Trump's executive orders not delivering the goods

Steven Mnuchin, Secretary of the Treasury, had already indicated that there had been little progress in the negotiations, where, we are told, the Democrats moved from their starting position of $3 trillion down to $2 trillion, but the Republicans held firm at their proposal of around half of that. That was never going to be enough to meet the needs of the Americans for Nancy Pelosi.

Step forward Donald Trump and his execute orders, which he had already threatened as negotiations faltered, and a Saturday evening signing event at his golf property in Bedminster, New Jersey. He hadn't been slow in blaming Nancy Pelosi and Chuck Shumer for being responsible for the failure to reach an agreement as he bypassed Congress.

"If Democrats continue to hold this critical relief hostage I will act under my authority as president to get Americans the relief they need," he said on Friday.

Asked about the prospect that he will face legal challenges if he takes such measures without the approval of Congress, Trump said: "You always get sued. Everything you do you get sued. But people feel that we can do it."

Trump's loyal followers 'believe' he's doing the right thing for them, but will they actually feel any benefit? WalkAway rally at Beverly Gardens Park on 8 August 2020 in Beverly Hills, California.

And he wasn’t just posturing, as we saw, so we’ll be watching closely to see if action is indeed taken against the president for spending taxpayers’ money without the express approval of Congress. As has often been the case, the self-confessed best negotiator has chosen to just stamp his perceived authority instead of actually debating.

Second stimulus checks: can Trump sign off?

The executive orders that were signed included: a continuation of the unemployment benefit agreed as part of the CARES Act (although he cut it by a third from $600 to $400, and asked states to pick up 25% of the cost); a payroll tax cut (unpopular with many on both sides of the aisle; protection for evictions; and a freeze on student loan interest repayments.

The president said that these new orders would “take care of pretty much this entire situation, as we know it,” but there is a real sense that few believe him. Even his Chief of Staff, Mark Meadows stated that “this is not a perfect answer. We’ll be the first ones to say that.” He then added, “It’s all that we can do and all the president can do within the confines of his executive power.”

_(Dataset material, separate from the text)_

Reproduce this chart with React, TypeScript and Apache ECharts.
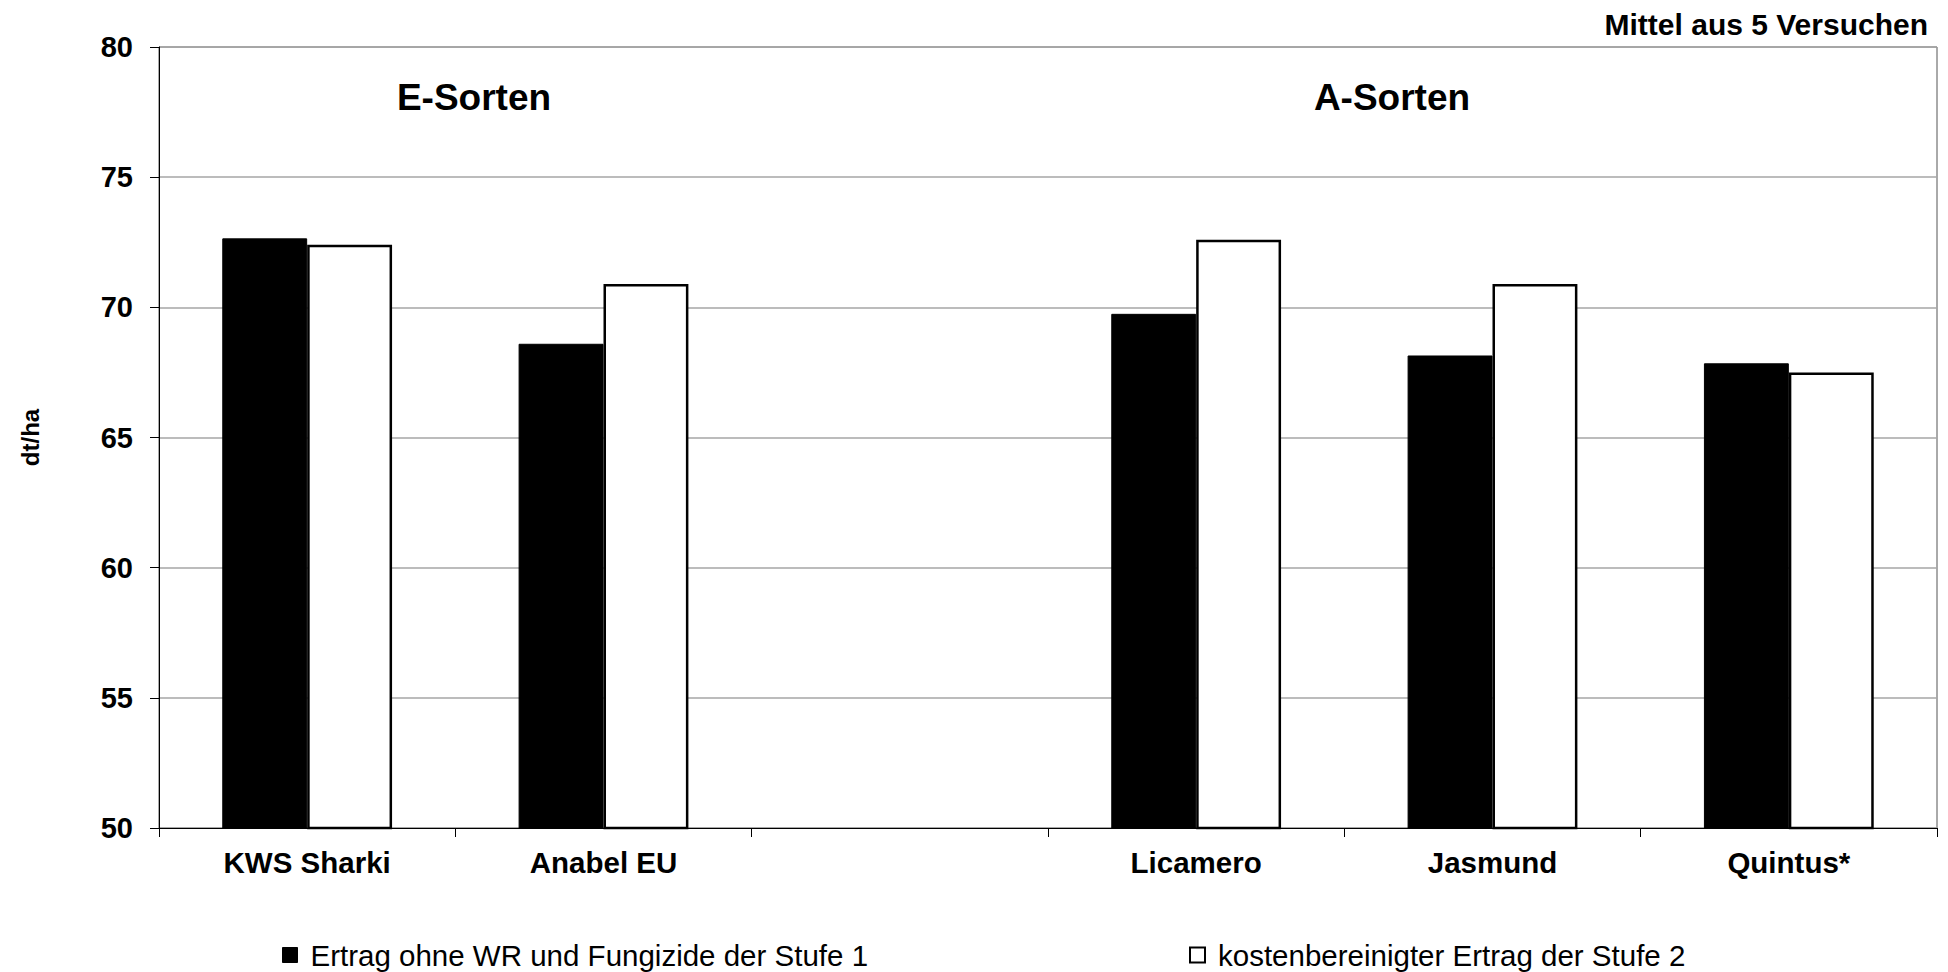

And this is a key limitation.

As many American eyes were focused on the prospect of another round of Economic Impact Payments, commonly referred to as stimulus checks, the reality sank in that these were not part of Trump’s deliverables. We now wait to see if they - along with support for a postal service and states struggling to cope ahead of the elections, as well as aid for schools looking to reopen - can be rescued soon with continued negotiations through the coming week…or at all.